On paper, this character should garner no sympathy, but when you cast Colin Farrell in the role, you can make even the most heinous character likeable. Farrell makes this character so watchable in the way this frantic behavior gets him through this genuinely difficult position. The sweatier and more desperate the man gets, the more Farrell’s performance continues to stand out in delivering something worth watching, even if the script itself does not deliver in the same way.
Accompanying Farrell, we have the wondrous visual display provided by cinematographer James Friend and director Edward Berger. Macau has never looked more vibrant, and the rich use of color throughout this film at times convinced me that it could cover up for the lack of quality in the narrative. Everything visually has this richness to it that makes sense when seeing how an area lined with casinos will look and the feeling this palette seeks to evoke. This kaleidoscope of color sees director Edward Berger operating on a completely different plane as a vast visual presentation, at least compared to his two most recent works. He assaults the audience with these colors and a sweaty Colin Farrell anxiously trying to figure out how he can possibly get himself out of this situation.
However, with all of that said, this film still manages to fail in creating a wholly effective narrative for us to truly attach ourselves to.
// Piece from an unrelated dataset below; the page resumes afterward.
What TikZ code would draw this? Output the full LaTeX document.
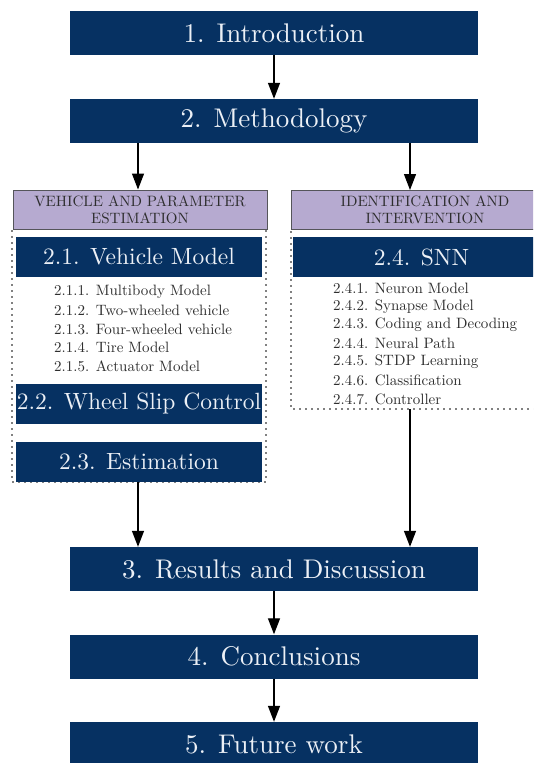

Yes, it maintained clarity in its presentation, but nothing about it really drove any meaningful interest. Nothing about this story presented something that had not been shown in a different story but much better. It stands to reason why many describe this film as something with style over substance, and I find it hard to disagree with that sentiment.
Coming off of a fantastic film in Conclave, Edward Berger more than had my attention for any future projects he would take on, but Ballad of a Small Player was not it. A fledgling film that never could find its footing in hoping to tell a compelling story but rather relied on some lovely visuals and a strong lead performance to carry it over the finish line. Unfortunately, while it leaned on its best elements, the project as a whole did not measure up as and ultimately landed as a disappointment.